After the initial panic over the death of the real and the dawning of a 'post-photographic era' (Lister 2004, 304) there was a rapid shift in theoretical orientation to confront the ubiquity of the photograph in Western life (Rubinstein and Sluis 2008). Rubinstein and Sluis characterise this shift from relatively stand-alone digital photography to the networked image. The networked image, that is, the 'merging of photography with the Internet' has changed the production, distribution, consumption, and storage of images (Rubinstein and Sluis 2008, 9). Even after the introduction of digital photography and image manipulation to a consumer market, 'the promise of immediacy that digital photography offered was frustrated by unsuitable methods for instant image sharing' (2008, 12). The expensive bandwidth and slow modems limited sharing, as did low capacities for email in-boxes – most of the sharing was still done by gathering around the computer screen (2008, 12). As the Internet developed and the ability to share increased, the volume of photographs taken and curated by digital camera owners grew exponentially (Van House 2011, 128). This could be taken as another instance of archaeologists 'drowning in data', wherein British contracting units were struggling with data management and under the threat of losing good data as we 'drown in the sheer volume of the bad' (Backhouse 2006, 49).

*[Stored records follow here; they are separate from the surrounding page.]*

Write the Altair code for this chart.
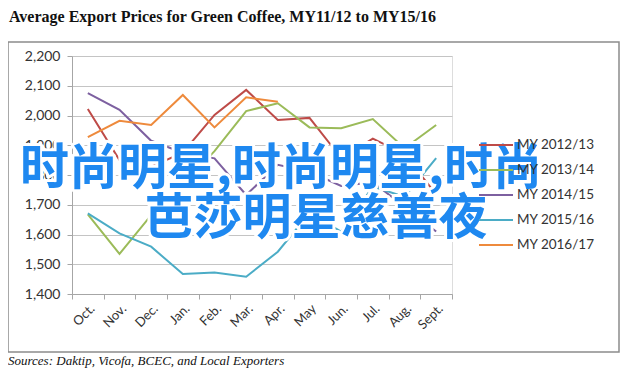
import altair as alt
import pandas as pd

months = ["Oct.", "Nov.", "Dec.", "Jan.", "Feb.", "Mar.", "Apr.", "May", "Jun.", "Jul.", "Aug.", "Sept."]
series_names = ["MY 2012/13", "MY 2013/14", "MY 2014/15", "MY 2015/16", "MY 2016/17"]
my1213 = [2022, 1850, 1828, 1875, 2002, 2086, 1985, 1992, 1857, 1922, 1870, 1735]
my1314 = [1668, 1535, 1665, 1770, 1880, 2015, 2041, 1960, 1957, 1988, 1890, 1968]
my1415 = [2075, 2019, 1915, 1875, 1856, 1733, 1834, 1811, 1763, 1776, 1693, 1610]
my1516 = [1671, 1604, 1559, 1467, 1472, 1458, 1542, 1672, 1610, 1761, 1727, 1857]
my1617 = [1927, 1982, 1968, 2069, 1960, 2061, 2046]
y_ticks = [1400, 1500, 1600, 1700, 1800, 1900, 2000, 2100, 2200]

title_text = "Average Export Prices for Green Coffee, MY11/12 to MY15/16"
source_text = "Sources: Daktip, Vicofa, BCEC, and Local Exporters"
overlay_line1 = "时尚明星,时尚明星,时尚"
overlay_line2 = "芭莎明星慈善夜"

colors = ["#BE4B48", "#9BBB59", "#7D60A0", "#4BACC6", "#EE8A3C"]
widths = [2, 2, 2, 2, 5]

rows = []
for name, vals in zip(series_names, [my1213, my1314, my1415, my1516, my1617]):
    for m, v in zip(months, vals):
        rows.append({"month": m, "series": name, "price": v})
df = pd.DataFrame(rows)

legend_kw = dict(
    title=None, orient="none", legendX=406, legendY=71,
    symbolType="stroke", symbolSize=1156, labelFont="Lato", labelFontSize=13.5,
    labelColor="#333333", labelOffset=3, rowPadding=-2, padding=0,
)

lines = alt.Chart(df).mark_line(strokeJoin="miter").encode(
    x=alt.X("month:N", sort=months,
            scale=alt.Scale(type="band", paddingInner=0, paddingOuter=0),
            axis=alt.Axis(title=None, tickBand="extent", labelAngle=-45, grid=False,
                          domainColor="#A6A6A6", tickColor="#A6A6A6", tickSize=5,
                          labelFont="Lato", labelFontSize=13, labelColor="#333333",
                          labelPadding=3)),
    y=alt.Y("price:Q", scale=alt.Scale(domain=[1400, 2200], nice=False, zero=False),
            axis=alt.Axis(title=None, values=y_ticks, format=",.0f", grid=True,
                          gridColor="#C4C4C4", domainColor="#A6A6A6", tickColor="#A6A6A6",
                          tickSize=5, labelFont="Lato", labelFontSize=14,
                          labelColor="#333333", labelPadding=7)),
    color=alt.Color("series:N", sort=series_names,
                    scale=alt.Scale(domain=series_names, range=colors),
                    legend=alt.Legend(**legend_kw)),
    strokeWidth=alt.StrokeWidth("series:N", sort=series_names,
                                scale=alt.Scale(domain=series_names, range=widths),
                                legend=alt.Legend(**legend_kw)),
    detail="series:N",
)

one = pd.DataFrame({"k": [0]})

frame = alt.Chart(one).mark_rect(fillOpacity=0, stroke="#8C8C8C", strokeWidth=1.5).encode(
    x=alt.value(-64), x2=alt.value(547), y=alt.value(-14), y2=alt.value(296)
)

title = alt.Chart(pd.DataFrame({"t": [title_text]})).mark_text(
    font="Liberation Serif", fontWeight="bold", fontSize=16, align="left",
    baseline="alphabetic", color="#111111"
).encode(text="t:N", x=alt.value(-63), y=alt.value(-34))

source = alt.Chart(pd.DataFrame({"t": [source_text]})).mark_text(
    font="Liberation Serif", fontStyle="italic", fontSize=13, align="left",
    baseline="alphabetic", color="#111111"
).encode(text="t:N", x=alt.value(-64), y=alt.value(309))


def overlay(text, x, y):
    d = pd.DataFrame({"t": [text]})
    halo = alt.Chart(d).mark_text(
        font="Noto Sans CJK SC", fontWeight="bold", fontSize=49, align="center",
        baseline="middle", fill="white", stroke="white", strokeWidth=6, strokeJoin="round"
    ).encode(text="t:N", x=alt.value(x), y=alt.value(y))
    fill = alt.Chart(d).mark_text(
        font="Noto Sans CJK SC", fontWeight="bold", fontSize=49, align="center",
        baseline="middle", fill="#1E88F0"
    ).encode(text="t:N", x=alt.value(x), y=alt.value(y))
    return halo, fill


h1, f1 = overlay(overlay_line1, 209, 113)
h2, f2 = overlay(overlay_line2, 244, 163)

chart = alt.layer(frame, lines, title, source, h1, h2, f1, f2).properties(
    width=380, height=238,
    padding={"left": 64, "top": 48, "right": 168, "bottom": 76},
    autosize=alt.AutoSizeParams(type="none"),
).configure_view(stroke=None).configure(background="white")

chart.save("out.html", embed_options={"renderer": "svg", "actions": False})
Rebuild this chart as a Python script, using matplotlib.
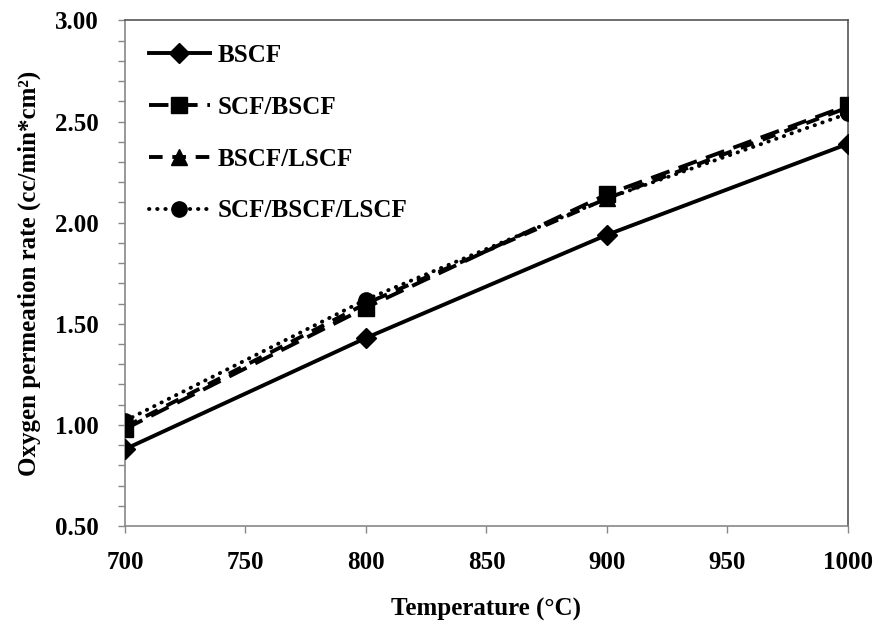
import matplotlib
matplotlib.use("Agg")
import matplotlib.pyplot as plt
from matplotlib.ticker import MultipleLocator, FormatStrFormatter

# Oxygen permeation data (cc/min*cm2) vs temperature
temperature = [700, 800, 900, 1000]
bscf = [0.88, 1.43, 1.94, 2.39]
scf_bscf = [0.98, 1.58, 2.14, 2.58]
bscf_lscf = [0.99, 1.60, 2.12, 2.57]
scf_bscf_lscf = [1.02, 1.62, 2.12, 2.54]
series_labels = ["BSCF", "SCF/BSCF", "BSCF/LSCF", "SCF/BSCF/LSCF"]

plt.rcParams["font.family"] = ["Liberation Serif", "DejaVu Serif"]
plt.rcParams["font.weight"] = "bold"

fig = plt.figure(figsize=(8.8, 6.26), dpi=100)
ax = fig.add_axes([0.142, 0.1597, 0.8216, 0.8076])

lw = 2.8
ax.plot(temperature, bscf, color="black", lw=lw, ls="-", marker="D",
        markersize=10, label=series_labels[0], zorder=3)
ax.plot(temperature, scf_bscf, color="black", lw=lw, dashes=(5, 2.5), marker="s",
        markersize=12, label=series_labels[1], zorder=4)
ax.plot(temperature, bscf_lscf, color="black", lw=lw, dashes=(3.5, 2.5), marker="^",
        markersize=11, label=series_labels[2], zorder=3)
ax.plot(temperature, scf_bscf_lscf, color="black", lw=lw, dashes=(0.1, 2.0),
        dash_capstyle="round", marker="o", markersize=11,
        label=series_labels[3], zorder=5)

ax.set_xlim(700, 1000)
ax.set_ylim(0.5, 3.0)
ax.xaxis.set_major_locator(MultipleLocator(50))
ax.yaxis.set_major_locator(MultipleLocator(0.5))
ax.yaxis.set_minor_locator(MultipleLocator(0.1))
ax.yaxis.set_major_formatter(FormatStrFormatter("%.2f"))

ax.tick_params(axis="both", which="both", direction="out", length=5,
               width=1, color="#888888", labelsize=18)
ax.tick_params(axis="x", pad=13)
ax.tick_params(axis="y", pad=14)
for lab in ax.get_xticklabels() + ax.get_yticklabels():
    lab.set_fontweight("bold")

ax.spines["left"].set_color("#888888")
ax.spines["bottom"].set_color("#888888")
ax.spines["top"].set_color("#555555")
ax.spines["right"].set_color("#555555")
for s in ax.spines.values():
    s.set_linewidth(1.2)

ax.set_xlabel("Temperature (°C)", fontsize=18, fontweight="bold", labelpad=17)
ax.set_ylabel("Oxygen permeation rate (cc/min*cm²)", fontsize=18,
              fontweight="bold", labelpad=10)

leg = ax.legend(loc="upper left", frameon=False, fontsize=18,
                handlelength=2.45, handletextpad=0.3, labelspacing=1.15,
                borderaxespad=0.6, borderpad=0.35)

fig.savefig("out.png", dpi=100)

Considerations of archaeological photographic practice must engage with the multiplicity of the digital medium and the attending affordances of rapidly shifting technology. Archaeological photography can encompass aerial/kite photography, structure from motion, photogrammetry, RTI, partial and full panoramic photographs, satellite imagery, gigapan, drone photography, time lapse photography, and 3D photographic scanning. Each technology has benefits and limitations; a full assessment of each of these techniques is outside the purview of this article. Though there have been changes in technology, archaeologists still take very formulaic photographs of artefacts, features and buildings. While digital technology allows for more of these photographs to be taken, most archaeologists still do not experiment within the parameters of archival photography (but see Ifantidis 2013; Hamilakis et al. 2009; Morgan 2012; Shanks 1997). This is unsurprising, as clear, well-lit, 'clean' photographs, or a 'record shot' are still considered a necessary standard in archaeological recording. Though these formulaic photographs of an artefact or a feature usually comprise the majority of the archaeological photographic record, the implications of digital media and shifting perceptions of archaeological labour are more discernable in 'working' shots that contain people.
Understanding the shift from analog to digital photography in the larger theoretical context of visual and new media studies allows us to meaningfully situate archaeological photography as metamedia. Metamedia can be conceived as a media ecology of 'larger personal communication that will keep appointments, make calls, take visual notes, check calendars, order from restaurants, find out about sales in neighbouring stores, check blood pressure, and tune in to television, radio and personal playlists' (Ritchin 2009, 145). As we venture into the 'post-digital' in archaeology, we must understand archaeological photography, not simply as a separate methodology, but as part of a network of personal and professional digital practice (Morgan in press).